26 Avril 2020
Durant le confinement, mon blog a été très consulté. Il l'est encore plus depuis qu'on parle de déconfinement, et je vous remercie de votre intérêt. Il fallait profiter de la situation pour lire, s’informer et se préparer à des jours qu'on espère meilleurs plutôt que de passer son temps à regarder des messages angoissants ou faux sur les réseaux sociaux.
Ce confinement a imposé des restrictions qu’il ne m’appartient pas de définir ni de commenter, le but principal étant de ne pas surcharger les services de secours et les hôpitaux en les sollicitant au moindre problème. C'était l'occasion de réfléchir à la manière dont se pratiquent aujourd'hui les activités de montagne.
Le tableau publié ci-dessous a de quoi surprendre : contrairement au sens commun, ce ne sont pas les activités techniques qui génèrent le plus d'interventions, mais la promenade et la randonnée à pied, et de très loin. Peut-être que la restriction des activités sportives serait mieux passée si les autorités avaient expliqué cette particularité dès le début ? Et sans doute n'en serait-on pas là si plus de gens partaient en montagne avec un peu plus de préparation et d'information, en évitant de demander une assistance pour une simple angoisse ou un bobo ? Cette attitude me paraît symbolique d'une société un peu trop gâtée, et profondément contradictoire avec l'esprit de la montagne.
Depuis le début du confinement, il y a malheureusement eu des opérations de secours lourdes pour des cas mortels comme au Néron, et d'autres plus légères, comme cette dame en talons en perdition dans un champ trop raide au-dessus de chez elle... Elles auraient pu - elles auraient dû - être évitées, et pas seulement durant cette période, mais d'une manière générale.
Ce document émanant du Système National de l'Observation de la Sécurité en Montagne me paraît intéressant dans l'absolu. Il concerne essentiellement la Haute-Savoie, l'Isère et les Hautes Alpes. Petite précision : l'abréviation nt qui apparaît avec un chiffre dans les décès signifie "non traumatique", c'est-à-dire décès survenus à cause d'un malaise cardiaque ou autre (hypothermie), et non suite à un accident.
J'avais fait une enquête il y a quelques années pour Montagnes Magazine auprès des secouristes sur cette accidentologie étonnante, vu le grand nombre d'interventions auprès des randonneurs. Ce phénomène est récurrent depuis des décennies, mais il est malheureusement peu connu. S'il l'était davantage, on verrait peut-être un peu moins d'accidents dus à l'impréparation.
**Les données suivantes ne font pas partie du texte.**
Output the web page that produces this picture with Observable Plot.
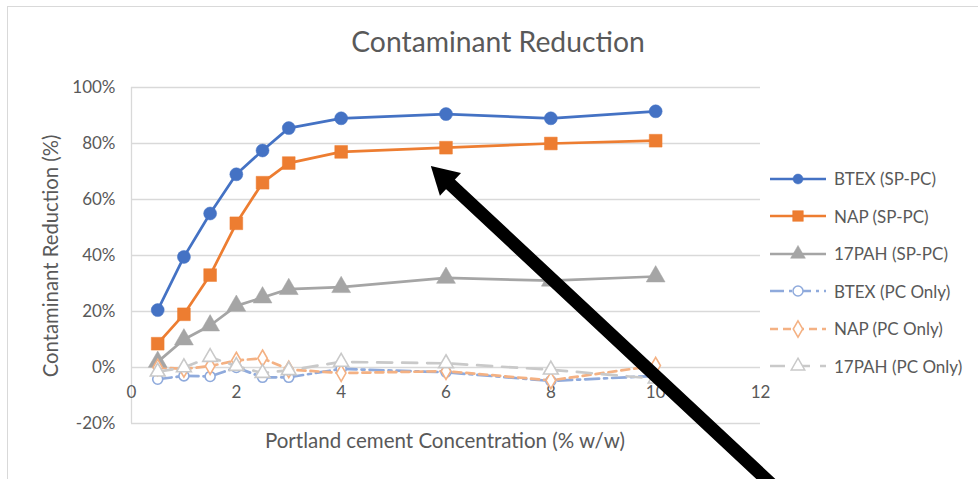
<!DOCTYPE html>
<html>
<head>
<meta charset="utf-8">
<script src="https://cdn.jsdelivr.net/npm/d3@7"></script>
<script src="https://cdn.jsdelivr.net/npm/@observablehq/plot@0.6"></script>
<style>
  html, body { margin: 0; padding: 0; background: #fff; }
  #wrap { position: relative; width: 978px; height: 479px; overflow: hidden; background: #fff; font-family: Lato, "Open Sans", sans-serif; color: #595959; }
  #frame { position: absolute; left: 7px; top: 6px; width: 1000px; height: 500px; border: 1.5px solid #d9d9d9; box-sizing: border-box; }
  #title { position: absolute; left: 0; width: 996px; top: 24px; text-align: center; font-size: 28.3px; }
  #ytitle { position: absolute; left: 50px; top: 256px; transform: translate(-50%, -50%) rotate(-90deg); white-space: nowrap; font-size: 20.3px; }
  #xtitle { position: absolute; left: 445px; top: 440px; transform: translate(-50%, -50%); white-space: nowrap; font-size: 20.5px; }
  #chart { position: absolute; left: 0; top: 0; }
  #legend { position: absolute; left: 768px; top: 160px; }
  .lg { display: flex; align-items: center; height: 37.5px; font-size: 17px; white-space: nowrap; }
  .lg svg { margin-right: 6px; }
</style>
</head>
<body>
<div id="wrap">
  <div id="frame"></div>
  <div id="chart"></div>
  <div id="title">Contaminant Reduction</div>
  <div id="ytitle">Contaminant Reduction (%)</div>
  <div id="xtitle">Portland cement Concentration (% w/w)</div>
  <div id="legend"></div>
</div>
<script>
// ---- data ----
const conc = [0.5, 1, 1.5, 2, 2.5, 3, 4, 6, 8, 10];
const btexSP = [20.5, 39.5, 55, 69, 77.5, 85.5, 89, 90.5, 89, 91.5];
const napSP  = [8.5, 19, 33, 51.5, 66, 73, 77, 78.5, 80, 81];
const pahSP  = [2, 10, 15, 22, 25, 28, 28.7, 32, 31, 32.5];
const btexPC = [-4.2, -3, -3.2, 0, -3.5, -3.5, -0.5, -1.7, -4.8, -3];
const napPC  = [0, -0.5, 0.5, 2.5, 3.3, -0.7, -2, -1.3, -4.6, 0.7];
const pahPC  = [-1.5, 0, 3.7, 0.5, -2, -1, 2, 1.5, -0.8, -4];
const seriesNames = ["BTEX (SP-PC)", "NAP (SP-PC)", "17PAH (SP-PC)", "BTEX (PC Only)", "NAP (PC Only)", "17PAH (PC Only)"];
const xTicks = [0, 2, 4, 6, 8, 10, 12];
const yTicks = [-20, 0, 20, 40, 60, 80, 100];
// annotation arrow (data units): tail -> tip
const arrowTail = [12.57, -48];
const arrowTip = [5.72, 71.8];

// ---- styles ----
const styles = [
  {stroke: "#4472C4", dash: null, symbol: "circle", r: 6.5, fill: "#4472C4", lr: 5},
  {stroke: "#ED7D31", dash: null, symbol: "square", r: 7.2, fill: "#ED7D31", lr: 6},
  {stroke: "#A5A5A5", dash: null, symbol: "triangle", r: 7, fill: "#A5A5A5", lr: 5.5},
  {stroke: "#8FAADC", dash: "14,5,3,5", symbol: "circle", r: 5, fill: "#fff", lr: 5},
  {stroke: "#F4B183", dash: "8,5", symbol: "diamond", r: 5, fill: "#fff", lr: 5},
  {stroke: "#C9C9C9", dash: "15,10", symbol: "triangle", r: 5.5, fill: "#fff", lr: 5}
];
const values = [btexSP, napSP, pahSP, btexPC, napPC, pahPC];
const series = seriesNames.map((name, i) => ({
  name, ...styles[i],
  data: conc.map((x, j) => ({x, y: values[i][j]}))
}));

const marks = [
  Plot.ruleY(yTicks, {stroke: "#d9d9d9", strokeWidth: 1.3}),
  Plot.ruleX([0], {y1: -20, y2: 100, stroke: "#d9d9d9", strokeWidth: 1.3}),
  Plot.text(xTicks, {x: d => d, y: 0, dy: 25, text: d => String(d), fill: "#595959", fontSize: 17}),
];
for (const s of series) {
  marks.push(Plot.line(s.data, {x: "x", y: "y", stroke: s.stroke, strokeWidth: 2.7, strokeDasharray: s.dash ?? undefined}));
}
for (const s of series) {
  marks.push(Plot.dot(s.data, {x: "x", y: "y", symbol: s.symbol, r: s.r, fill: s.fill, stroke: s.stroke, strokeWidth: s.fill === "#fff" ? 1.6 : 0.5}));
}
// arrow annotation
marks.push(Plot.arrow([{x1: arrowTail[0], y1: arrowTail[1], x2: arrowTip[0], y2: arrowTip[1]}],
  {x1: "x1", y1: "y1", x2: "x2", y2: "y2", stroke: "#000", strokeWidth: 13, headLength: 0, insetEnd: 22}));
marks.push(Plot.dot([{x: arrowTip[0], y: arrowTip[1]}],
  {x: "x", y: "y", symbol: "triangle", r: 11.5, fill: "#000", rotate: -47, dx: 12.6, dy: 11.8}));

const chart = Plot.plot({
  width: 978, height: 479,
  marginLeft: 131, marginRight: 218, marginTop: 87, marginBottom: 56,
  x: {domain: [0, 12], axis: null},
  y: {domain: [-20, 100], ticks: yTicks, tickFormat: d => d + "%", tickSize: 0, tickPadding: 16, label: null},
  style: {fontFamily: "Lato, 'Open Sans', sans-serif", fontSize: "17px", color: "#595959", background: "transparent"},
  marks
});
document.getElementById("chart").appendChild(chart);

// legend
const lg = d3.select("#legend");
for (const s of series) {
  const row = lg.append("div").attr("class", "lg");
  const svg = row.append("svg").attr("width", 60).attr("height", 20);
  svg.append("line").attr("x1", 2).attr("x2", 58).attr("y1", 10).attr("y2", 10)
    .attr("stroke", s.stroke).attr("stroke-width", 2.7).attr("stroke-dasharray", s.dash);
  const sym = {circle: d3.symbolCircle, square: d3.symbolSquare, triangle: d3.symbolTriangle, diamond: d3.symbolDiamond}[s.symbol];
  svg.append("path").attr("transform", "translate(30,10)")
    .attr("d", d3.symbol(sym, s.lr * s.lr * Math.PI)())
    .attr("fill", s.fill).attr("stroke", s.stroke).attr("stroke-width", s.fill === "#fff" ? 1.5 : 0.5);
  row.append("span").text(s.name);
}
</script>
</body>
</html>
En fait, comme tout le monde fait de la randonnée, et pas seulement des sportifs entraînés ou expérimentés, on trouve des gens qui peuvent avoir un malaise, ou une crise cardiaque, ou une simple entorse. Parfois, ils se perdent, même sur des sentiers balisés (certains disparaissent et il faut les rechercher pendant des jours), ou ils sont angoissés et ont peur de ne pouvoir assurer le retour. Parfois, ils sont simplement fatigués, et dans tous ces cas, ils n'hésitent pas à prendre leur portable pour appeler l'hélico. Les secours concernent assez peu ceux qui s'engagent sur des itinéraires vraiment aventureux et qui savent - en principe - ce qu'ils font. Toutefois, il me semble que les pratiquants de la plupart des disciplines manquent de plus en plus d'autonomie et tombent un peu trop facilement dans le recours à l'assistance au moindre pépin.
Je ne jette la pierre à personne. C'est humain, et on peut être fier d'avoir un système de secours si performant et disponible. Mais ces habitudes, un peu trop citadines sans doute, nous les payons aujourd'hui. Il était difficile de les encourager, surtout avec la météo qui était divine (quel gâchis !), l'absence de neige et la disponibilité des gens, des facteurs qui, en rallongeant d'entrée la saison, risquaient de multiplier les problèmes.